DARPA making AI to explain why

The field of AI has made great strides in the last several years, thanks to developments in machine learning algorithms and deep learning systems based on artificial neural networks (ANNs). Researchers have found that vast sets of example data are the way to train up such systems to produce the desired results, whether that is picking out a face from a photograph or recognizing speech input.

But the resultant systems often turn out to operate as an inscrutable “black box” and even their developers find themselves unable to explain why it arrived at a particular decision. That may soon prove unacceptable in areas where an AI’s decisions could have an impact on people’s lives, such as employment, mortgage lending, or self-driving vehicles.

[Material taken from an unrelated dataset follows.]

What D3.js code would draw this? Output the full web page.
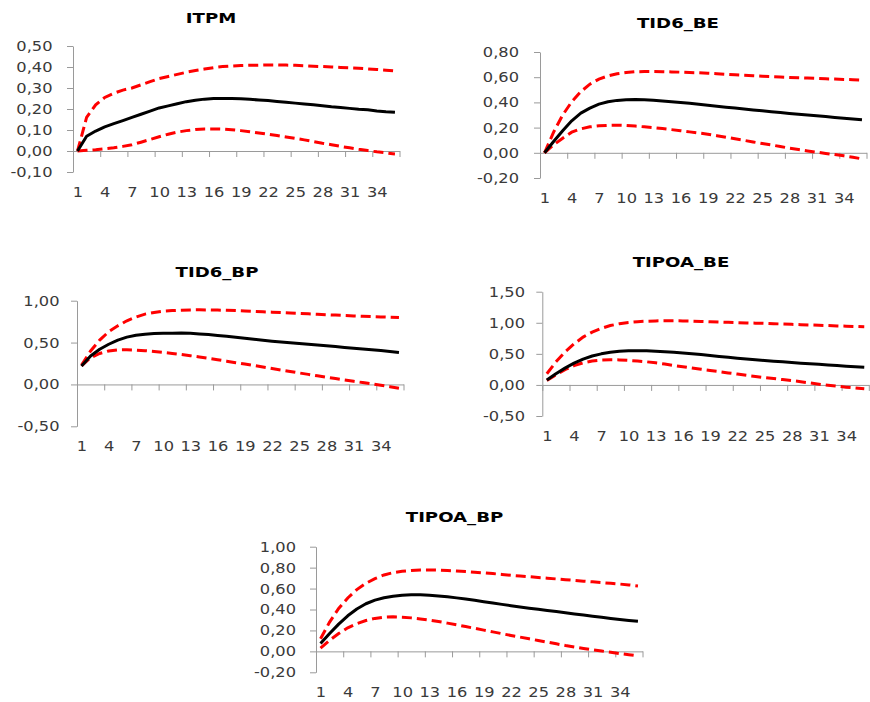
<!DOCTYPE html>
<html>
<head>
<meta charset="utf-8">
<script src="https://cdn.jsdelivr.net/npm/d3@7"></script>
<style>
  body { margin: 0; background: #fff; }
  svg text { font-family: "DejaVu Sans", sans-serif; }
</style>
</head>
<body>
<div id="chart-area"></div>
<script>
// periods 1..36, labels every 3rd period
let periods = d3.range(1, 37);
let xLabels = [1, 4, 7, 10, 13, 16, 19, 22, 25, 28, 31, 34];

let titles = ["ITPM", "TID6_BE", "TID6_BP", "TIPOA_BE", "TIPOA_BP"];

// y tick labels of each panel
let yTicksITPM = [-0.1, 0, 0.1, 0.2, 0.3, 0.4, 0.5];
let yTicksTID6BE = [-0.2, 0, 0.2, 0.4, 0.6, 0.8];
let yTicksTID6BP = [-0.5, 0, 0.5, 1.0];
let yTicksTIPOABE = [-0.5, 0, 0.5, 1.0, 1.5];
let yTicksTIPOABP = [-0.2, 0, 0.2, 0.4, 0.6, 0.8, 1.0];

// ITPM
let itpmMid = [0.00, 0.07, 0.095, 0.115, 0.13, 0.145, 0.16, 0.175, 0.19, 0.205, 0.215, 0.225,
  0.235, 0.242, 0.247, 0.25, 0.25, 0.25, 0.249, 0.246, 0.243, 0.24, 0.236, 0.232,
  0.228, 0.224, 0.22, 0.216, 0.211, 0.207, 0.203, 0.199, 0.196, 0.191, 0.187, 0.184];
let itpmUp = [0.00, 0.16, 0.22, 0.255, 0.275, 0.29, 0.30, 0.315, 0.33, 0.345, 0.355, 0.365,
  0.375, 0.383, 0.39, 0.397, 0.402, 0.405, 0.407, 0.408, 0.409, 0.41, 0.41, 0.409,
  0.408, 0.406, 0.404, 0.402, 0.40, 0.398, 0.396, 0.394, 0.391, 0.388, 0.385, 0.381];
let itpmLow = [0.00, 0.003, 0.006, 0.01, 0.015, 0.022, 0.03, 0.042, 0.055, 0.068, 0.08, 0.09,
  0.097, 0.102, 0.105, 0.105, 0.104, 0.101, 0.097, 0.092, 0.086, 0.08, 0.074, 0.067,
  0.06, 0.053, 0.045, 0.037, 0.03, 0.022, 0.015, 0.008, 0.002, -0.004, -0.009, -0.014];

// TID6_BE
let tid6beMid = [0.00, 0.09, 0.175, 0.254, 0.315, 0.355, 0.386, 0.405, 0.416, 0.421, 0.423, 0.422,
  0.418, 0.412, 0.406, 0.40, 0.393, 0.386, 0.378, 0.37, 0.362, 0.355, 0.348, 0.34,
  0.333, 0.326, 0.319, 0.312, 0.306, 0.3, 0.294, 0.288, 0.281, 0.275, 0.268, 0.262];
let tid6beUp = [0.00, 0.164, 0.30, 0.405, 0.485, 0.545, 0.585, 0.61, 0.627, 0.637, 0.643, 0.645,
  0.645, 0.644, 0.642, 0.64, 0.637, 0.635, 0.632, 0.628, 0.623, 0.619, 0.615, 0.612,
  0.608, 0.605, 0.601, 0.598, 0.595, 0.593, 0.59, 0.587, 0.585, 0.582, 0.58, 0.577];
let tid6beLow = [0.00, 0.063, 0.116, 0.164, 0.19, 0.206, 0.214, 0.218, 0.219, 0.217, 0.212, 0.206,
  0.2, 0.192, 0.184, 0.175, 0.166, 0.157, 0.148, 0.136, 0.124, 0.111, 0.099, 0.086,
  0.074, 0.062, 0.05, 0.037, 0.026, 0.015, 0.005, -0.005, -0.014, -0.024, -0.036, -0.048];

// TID6_BP
let tid6bpMid = [0.22, 0.34, 0.42, 0.48, 0.53, 0.565, 0.588, 0.60, 0.607, 0.61, 0.612, 0.613,
  0.61, 0.603, 0.595, 0.585, 0.575, 0.563, 0.552, 0.54, 0.528, 0.517, 0.508, 0.499,
  0.49, 0.481, 0.472, 0.462, 0.452, 0.442, 0.432, 0.423, 0.414, 0.404, 0.393, 0.381];
let tid6bpUp = [0.23, 0.40, 0.53, 0.63, 0.70, 0.76, 0.805, 0.84, 0.86, 0.875, 0.882, 0.887,
  0.89, 0.891, 0.89, 0.888, 0.885, 0.882, 0.878, 0.873, 0.868, 0.863, 0.858, 0.853,
  0.848, 0.843, 0.838, 0.833, 0.828, 0.823, 0.818, 0.814, 0.81, 0.806, 0.802, 0.798];
let tid6bpLow = [0.22, 0.32, 0.37, 0.40, 0.412, 0.414, 0.41, 0.403, 0.393, 0.382, 0.37, 0.357,
  0.343, 0.328, 0.312, 0.295, 0.278, 0.26, 0.243, 0.226, 0.208, 0.19, 0.172, 0.155,
  0.137, 0.12, 0.103, 0.086, 0.07, 0.054, 0.038, 0.022, 0.007, -0.01, -0.027, -0.045];

// TIPOA_BE
let tipoabeMid = [0.08, 0.18, 0.27, 0.35, 0.415, 0.465, 0.50, 0.525, 0.54, 0.548, 0.55, 0.548,
  0.542, 0.535, 0.525, 0.512, 0.50, 0.488, 0.472, 0.458, 0.444, 0.43, 0.418, 0.406,
  0.394, 0.382, 0.371, 0.36, 0.35, 0.341, 0.332, 0.322, 0.312, 0.302, 0.294, 0.286];
let tipoabeUp = [0.18, 0.37, 0.53, 0.66, 0.77, 0.85, 0.91, 0.955, 0.985, 1.005, 1.018, 1.025,
  1.03, 1.032, 1.032, 1.03, 1.027, 1.022, 1.017, 1.012, 1.007, 1.002, 0.998, 0.994,
  0.99, 0.985, 0.98, 0.975, 0.97, 0.965, 0.96, 0.955, 0.95, 0.945, 0.94, 0.935];
let tipoabeLow = [0.07, 0.16, 0.245, 0.31, 0.355, 0.385, 0.40, 0.405, 0.403, 0.395, 0.385, 0.372,
  0.355, 0.335, 0.312, 0.292, 0.272, 0.252, 0.232, 0.213, 0.193, 0.174, 0.155, 0.137,
  0.118, 0.102, 0.086, 0.07, 0.052, 0.032, 0.012, -0.005, -0.02, -0.036, -0.05, -0.063];

// TIPOA_BP
let tipoabpMid = [0.075, 0.17, 0.26, 0.34, 0.405, 0.455, 0.49, 0.512, 0.527, 0.537, 0.54, 0.54,
  0.537, 0.53, 0.521, 0.511, 0.50, 0.488, 0.475, 0.462, 0.449, 0.436, 0.424, 0.413,
  0.402, 0.391, 0.38, 0.369, 0.358, 0.347, 0.336, 0.325, 0.315, 0.305, 0.296, 0.287];
let tipoabpUp = [0.12, 0.28, 0.41, 0.51, 0.59, 0.65, 0.695, 0.73, 0.752, 0.765, 0.773, 0.777,
  0.778, 0.776, 0.772, 0.767, 0.762, 0.756, 0.75, 0.743, 0.735, 0.727, 0.72, 0.713,
  0.706, 0.699, 0.692, 0.685, 0.678, 0.671, 0.664, 0.657, 0.65, 0.643, 0.635, 0.625];
let tipoabpLow = [0.03, 0.105, 0.17, 0.225, 0.265, 0.295, 0.315, 0.327, 0.33, 0.327, 0.32, 0.31,
  0.298, 0.285, 0.27, 0.254, 0.237, 0.22, 0.203, 0.186, 0.169, 0.152, 0.136, 0.12,
  0.104, 0.088, 0.072, 0.056, 0.042, 0.028, 0.015, 0.003, -0.009, -0.021, -0.032, -0.043];

let width = 870, height = 702;

let svg = d3.select("#chart-area").append("svg")
    .attr("width", width)
    .attr("height", height);

// excel style number format: 0,50 / -0,10
let fmt = d3.formatLocale({decimal: ",", thousands: ".", grouping: [3], currency: ["", ""], minus: "-"})
    .format(".2f");

// where each little chart sits on the page
let panels = [
  {title: titles[0], ticks: yTicksITPM, mid: itpmMid, up: itpmUp, low: itpmLow,
   left: 73, right: 399.5, top: 46, bottom: 172, tx: 211, ty: 23, gap: 20.5},
  {title: titles[1], ticks: yTicksTID6BE, mid: tid6beMid, up: tid6beUp, low: tid6beLow,
   left: 540, right: 866.5, top: 52, bottom: 178, tx: 678, ty: 28, gap: 21},
  {title: titles[2], ticks: yTicksTID6BP, mid: tid6bpMid, up: tid6bpUp, low: tid6bpLow,
   left: 77, right: 403.5, top: 300.7, bottom: 426.3, tx: 217, ty: 276.5, gap: 17.5},
  {title: titles[3], ticks: yTicksTIPOABE, mid: tipoabeMid, up: tipoabeUp, low: tipoabeLow,
   left: 542.3, right: 868.8, top: 291.7, bottom: 416, tx: 681, ty: 266.5, gap: 17.3},
  {title: titles[4], ticks: yTicksTIPOABP, mid: tipoabpMid, up: tipoabpUp, low: tipoabpLow,
   left: 316, right: 642.5, top: 546.7, bottom: 672.3, tx: 454.5, ty: 522, gap: 20}
];

let axisColor = "#9a9a9a";
let labelScale = 1.16;

panels.forEach(p => {
    let g = svg.append("g");

    let x = d3.scaleLinear()
        .domain([0.5, periods.length + 0.5])
        .range([p.left, p.right]);
    let y = d3.scaleLinear()
        .domain([p.ticks[0], p.ticks[p.ticks.length - 1]])
        .range([p.bottom, p.top]);

    // title
    g.append("text")
        .attr("transform", "translate(" + p.tx + "," + p.ty + ") scale(1.25,1)")
        .attr("text-anchor", "middle")
        .attr("font-size", "14.5px")
        .attr("font-weight", "bold")
        .attr("fill", "#000")
        .text(p.title);

    // y axis
    let yAxis = g.append("g")
        .attr("transform", "translate(" + p.left + ",0)")
        .call(d3.axisLeft(y).tickValues(p.ticks).tickFormat(fmt).tickSize(6).tickSizeOuter(0));
    yAxis.select(".domain").attr("stroke", axisColor);
    yAxis.selectAll("line").attr("stroke", axisColor);
    yAxis.selectAll("text")
        .attr("x", -p.gap / labelScale)
        .attr("transform", "scale(" + labelScale + ",1)")
        .attr("font-size", "14px")
        .attr("fill", "#3a3a3a");

    // x axis line + tick marks at every 3rd category boundary
    let bounds = d3.range(0, periods.length + 1, 3).map(d => d + 0.5);
    let xAxis = g.append("g")
        .attr("transform", "translate(0," + y(0) + ")")
        .call(d3.axisBottom(x).tickValues(bounds).tickFormat("").tickSize(6).tickSizeOuter(0));
    xAxis.select(".domain").attr("stroke", axisColor);
    xAxis.selectAll("line").attr("stroke", axisColor);

    // x labels below the plot area
    let xLab = g.append("g")
        .attr("transform", "translate(0," + p.bottom + ")")
        .call(d3.axisBottom(x).tickValues(xLabels).tickFormat(d3.format("d")).tickSize(0));
    xLab.select(".domain").remove();
    xLab.selectAll("text")
        .attr("y", 25)
        .attr("dy", null)
        .attr("transform", "scale(" + labelScale + ",1)")
        .attr("font-size", "14px")
        .attr("fill", "#3a3a3a");

    let line = d3.line()
        .x((d, i) => x(periods[i]))
        .y(d => y(d));

    g.append("path")
        .attr("d", line(p.up))
        .attr("fill", "none")
        .attr("stroke", "#ff0000")
        .attr("stroke-width", 3)
        .attr("stroke-dasharray", "10,5");
    g.append("path")
        .attr("d", line(p.low))
        .attr("fill", "none")
        .attr("stroke", "#ff0000")
        .attr("stroke-width", 3)
        .attr("stroke-dasharray", "10,5");
    g.append("path")
        .attr("d", line(p.mid))
        .attr("fill", "none")
        .attr("stroke", "#000")
        .attr("stroke-width", 3)
        .attr("stroke-linejoin", "round");
});
</script>
</body>
</html>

The value of so-called explainable AI was called into question recently by Google research director Peter Norvig, who noted that humans are not very good at explaining their decision-making either, and claimed that the performance of an AI system could be gauged simply by observing its outputs over time.

Explainable AI can help uncover problems with a system. A machine learning tool developed at Vanderbilt University in Tennessee to identify cases of colon cancer from patients’ electronic records. Although it performed well at first, the developer eventually discovered it was picking up on the fact that patients with confirmed cases were sent to a particular clinic rather than clues from their health records.

Arxiv – Attentive Explanations: Justifying Decisions and Pointing to the Evidence

Researchers have been following three broad strategies.

1. is deep explanation, whereby modified deep learning techniques are developed that are capable of producing an explainable model. This could be achieved by forcing the neural network to associate nodes at one level within the network with semantic attributes that humans can understand, for example.

2. use a different machine learning technique, such as a decision tree, that will produce an interpretable model.

3. model induction, and is basically a version of the black box testing method. An external system runs millions of simulations, feeding the machine learning model with a variety of different inputs and seeing if it can infer a model that explains what the system’s decision logic is.

Explainable AI then has to convey or present its decision-making process to the human operator through some form of user interface.